世界は再び冷戦時代のような「核の危機」におおわれ始めている。北朝鮮の核・ミサイル開発に加えて、米ロ間で核軍拡競争が始まる危険がある。トランプ米政権の「核体制の見直し(NPR)」は小型核兵器の開発など核兵器の使用条件を緩和し、核戦力を増強する方針を打ち出した。冷戦末期の1987年に米ソがようやく締結した中距離核戦力(INF)廃棄条約の存続すらあやぶまれている。オバマ前大統領が打ち出した「核兵器なき世界」の理想は葬り去られようとしている。核軍拡競争が再燃すれば、米国の財政赤字は膨張し、意図せざるドル高や金利上昇につながる。それは混迷する世界経済を深刻な危機に陥れるだろう。
葬られた「核兵器なき世界」の理想
トランプ大統領は、まるで「ちゃぶ台返し」のようにオバマ前大統領の決定を覆してきたが、これほどの大逆転はないだろう。「核兵器なき世界」から核戦力の増強への逆転である。オバマ大統領自身も認めていたように「核兵器なき世界」が遠い理想であることは事実だろう。しかし、そのゴールに向けて着実に核軍縮を進めるのは米ロをはじめ核保有国の責任であるはずだ。
にもかかわらず、トランプ政権の核戦略見直しでは、小型で使いやすい核兵器を開発し、その使用条件を緩和するなど核兵器の役割を高める戦略を打ち出している。サイバー攻撃など様々な新たな脅威に柔軟に対応するためだとしているが、核兵器使用のハードルを下げようとする戦略なら、「核の危機」は一気に高まる。

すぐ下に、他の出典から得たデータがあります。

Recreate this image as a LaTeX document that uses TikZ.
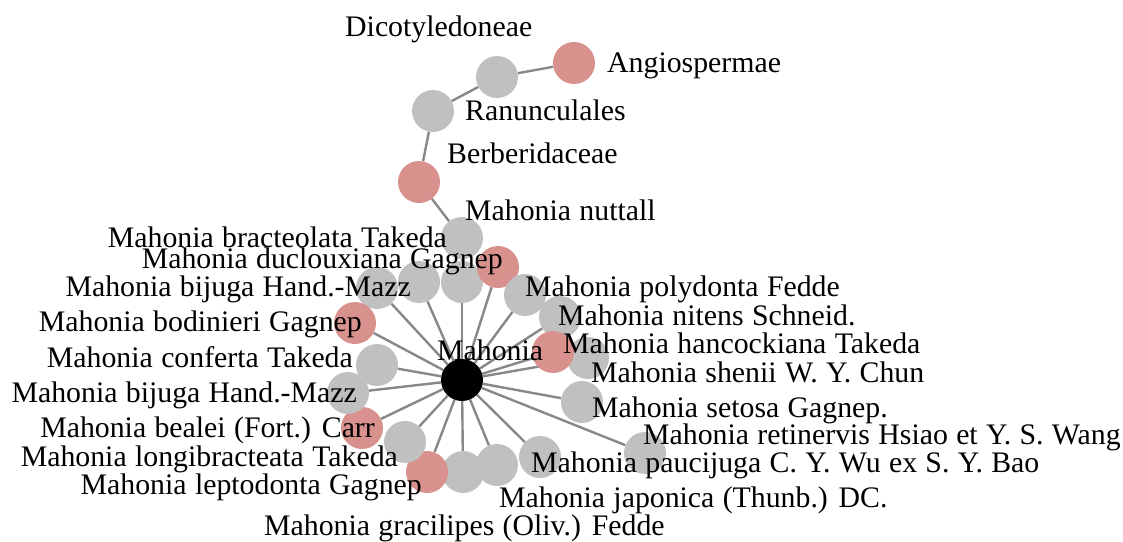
\documentclass[tikz,border=0pt]{standalone}
\usepackage{fontspec}
\setmainfont{Liberation Serif}
\usepackage{xcolor}
\usetikzlibrary{backgrounds}

\definecolor{taxgray}{HTML}{C0C0C0}
\definecolor{taxred}{HTML}{D9918D}
\definecolor{edgegray}{HTML}{888888}
\newcommand{\lblfont}{\fontsize{29.8}{34}\selectfont\setlength{\spaceskip}{0.28em}}

\begin{document}
\begin{tikzpicture}[
            x=1pt, y=-1pt,
            taxon/.style={circle, fill=taxgray, minimum size=42pt, inner sep=0pt},
            redtaxon/.style={taxon, fill=taxred},
            hub/.style={taxon, fill=black},
            lbl/.style={inner sep=0pt, font=\lblfont},
            link/.style={draw=edgegray, line width=2.4pt}
        ]
        \useasboundingbox (0,0) rectangle (1123,541);

        % lineage
        \node[redtaxon] (angio) at (574,63) {};
        \node[taxon] (dicot) at (497,77) {};
        \node[taxon] (ranunc) at (433,111) {};
        \node[redtaxon] (berber) at (419,182) {};
        \node[taxon] (nuttall) at (462,238) {};
        \node[hub] (mahonia) at (462,380) {};

        % species
        \node[taxon] (extra) at (377,288) {};
        \node[taxon] (bijugaA) at (419,282) {};
        \node[taxon] (bracteolata) at (462,282) {};
        \node[redtaxon] (duclouxiana) at (498,267) {};
        \node[taxon] (polydonta) at (525,295) {};
        \node[taxon] (nitens) at (560,317) {};
        \node[taxon] (shenii) at (588,358) {};
        \node[redtaxon] (hancockiana) at (553,352) {};
        \node[taxon] (setosa) at (582,402) {};
        \node[taxon] (retinervis) at (645,453) {};
        \node[taxon] (paucijuga) at (540,457) {};
        \node[taxon] (japonica) at (497,465) {};
        \node[taxon] (gracilipes) at (463,472) {};
        \node[redtaxon] (leptodonta) at (427,472) {};
        \node[taxon] (longibracteata) at (405,442) {};
        \node[redtaxon] (bealei) at (362,428) {};
        \node[taxon] (bijugaB) at (348,393) {};
        \node[taxon] (conferta) at (377,365) {};
        \node[redtaxon] (bodinieri) at (355,323) {};

        % labels
        \node[lbl, anchor=base west] (angio-l) at (607,72) {Angiospermae};
        \node[lbl, anchor=base west] (dicot-l) at (345,36) {Dicotyledoneae};
        \node[lbl, anchor=base west] (ranunc-l) at (465,120) {Ranunculales};
        \node[lbl, anchor=base west] (berber-l) at (447,163) {Berberidaceae};
        \node[lbl, anchor=base west] (nuttall-l) at (465,220) {Mahonia nuttall};
        \node[lbl, anchor=base west] (mahonia-l) at (437,360) {Mahonia};
        \node[lbl, anchor=base east] (bracteolata-l) at (447,247) {Mahonia bracteolata Takeda};
        \node[lbl, anchor=base east] (duclouxiana-l) at (503,268) {Mahonia duclouxiana Gagnep};
        \node[lbl, anchor=base east] (bijugaA-l) at (411,296) {Mahonia bijuga Hand.-Mazz};
        \node[lbl, anchor=base east] (bodinieri-l) at (362,331) {Mahonia bodinieri Gagnep};
        \node[lbl, anchor=base east] (conferta-l) at (353,367) {Mahonia conferta Takeda};
        \node[lbl, anchor=base east] (bijugaB-l) at (357,402) {Mahonia bijuga Hand.-Mazz};
        \node[lbl, anchor=base east] (bealei-l) at (375,437) {Mahonia bealei (Fort.) Carr};
        \node[lbl, anchor=base east] (longibracteata-l) at (398,466) {Mahonia longibracteata Takeda};
        \node[lbl, anchor=base east] (leptodonta-l) at (422,494) {Mahonia leptodonta Gagnep};
        \node[lbl, anchor=base west] (gracilipes-l) at (264,535) {Mahonia gracilipes (Oliv.) Fedde};
        \node[lbl, anchor=base west] (japonica-l) at (499,507) {Mahonia japonica (Thunb.) DC.};
        \node[lbl, anchor=base west] (paucijuga-l) at (531,472) {Mahonia paucijuga C. Y. Wu ex S. Y. Bao};
        \node[lbl, anchor=base west] (retinervis-l) at (643,444) {Mahonia retinervis Hsiao et Y. S. Wang};
        \node[lbl, anchor=base west] (setosa-l) at (592,417) {Mahonia setosa Gagnep.};
        \node[lbl, anchor=base west] (shenii-l) at (591,382) {Mahonia shenii W. Y. Chun};
        \node[lbl, anchor=base west] (hancockiana-l) at (563,353) {Mahonia hancockiana Takeda};
        \node[lbl, anchor=base west] (nitens-l) at (558,325) {Mahonia nitens Schneid.};
        \node[lbl, anchor=base west] (polydonta-l) at (525,296) {Mahonia polydonta Fedde};

        \begin{scope}[on background layer]
            \draw[link] (angio) -- (dicot) -- (ranunc) -- (berber) -- (nuttall);
            \draw[link] (nuttall.center) -- (mahonia);
            \foreach \sp in {extra, bijugaA, bracteolata, duclouxiana, polydonta, nitens,
                    hancockiana, shenii, setosa, retinervis, paucijuga, japonica, gracilipes,
                    leptodonta, longibracteata, bealei, bijugaB, conferta, bodinieri}
                \draw[link] (mahonia) -- (\sp);
        \end{scope}

    \end{tikzpicture}
\end{document}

このNPRには、核近代化を進めるロシアや中国は反発しており、核軍拡競争に火をつける危険がある。そうでなくても、核軍縮は進んでいない。世界の核弾頭の9割以上を保有する米ロの核軍縮は、2011年の新戦略兵器削減条約(新START)の締結を最後に停滞している。米国はロシアが冷戦末期に締結したINF廃棄条約に違反し、中距離核ミサイルの開発・配備を続けていると非難し、ロシアも非難合戦に応じている。このままでは歴史的なINF廃棄条約が空文化しかねない状況だ。